In the beginning, God created consumers and malls. And the malls were without form and empty. And God said (in a CAPS-LOCK, BOLD KIND OF WAY):
LET THERE BE MARTS.
And The Lord created K-Marts, and Wall-Marts and filled the malls with marts of every shape and size.
And The Lord said it was good.
And the Lord divided the marts between Global Empires and Small, Independently-Owned ventures that had not a chance of surviving.
And The Lord said it was good.
And The Lord explained that maybe it wasn't good, but it was healthy corporate competition which keeps prices low and consumer choices high, and that WAS good, so sayeth The Lord.
And the Global Empire-Marts bore big obnoxious sprouts and flourished, like unto the nasty Cicada explosion of 2004 when they fleweth in your hair and cruncheth on the sidewalks. And great stock bonuses were awarded to the Upper Management who already enough riches to make Solomon weep. And from their yacht, they thanked The Lord and raised their champagne glasses high.
And they said it was mighty fine.
And the Small, Independently-Owned Marts flourished not. Their seeds fell upon hard economic soil and were choked by enormous concrete weeds and trampled by plastic shopping carts with sqeaky wheels. The global empires cared not -- as they were quite busy -- and the small, independently owned ventures said it sucked greatly.
And they lamented both day and night.
And the Global Empire-Marts ignored the whining of the Small Independently-Owned Marts, and said, "Be quiet, or we'll eat you up!" And they roared their terrible roars and gnashed their terrible teeth and rolled their terrible eyes and showed their terrible claws.
And the Lord reminded them this was not supposed to be Where The Wild Things Are and the Global Empire-Marts apologized greatly, saying it was their favorite bedtime story.
And the Global Empire-Marts began consuming The Small, Independently-Owned Marts as if they were made of milk and honey.
And they said it was yummy.
And K-Mart pretended to be reading Chapter 11 in bed whilst having the flu, but then devoured Sears, saying that Martha was like unto a corporate rock-paper-scissors VOLCANO when compared to their pansy Kenmore idol. And Sony devoured MGM, and there was great sadness for The Lion that was greatly beloved.

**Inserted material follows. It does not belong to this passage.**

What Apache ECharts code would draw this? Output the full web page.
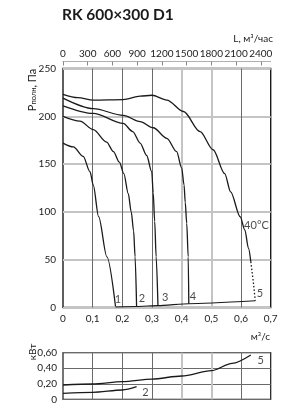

And Cingular devoured AT&T, hoping to scare the BeJeebus out of Verizon -- can we eat you now? -- in the process.
And Walmart sat back, opened another case of Pork Rinds and did nothing because they owned damn near everything anyway. And Coca-Cola cracked open a cold one and devoured the leftovers, saying, "Things go better with a Coke."
And it really wasn't so good anymore.
1 comment:
Haha, yeah, I was wondering how a global mart coming out of bankrupcy [K-Mart] could gobble up Sears. Doesn't that take 1) a good credit rating, and 2) money? Or does it mean that American icon, Sears, is in even worse shape?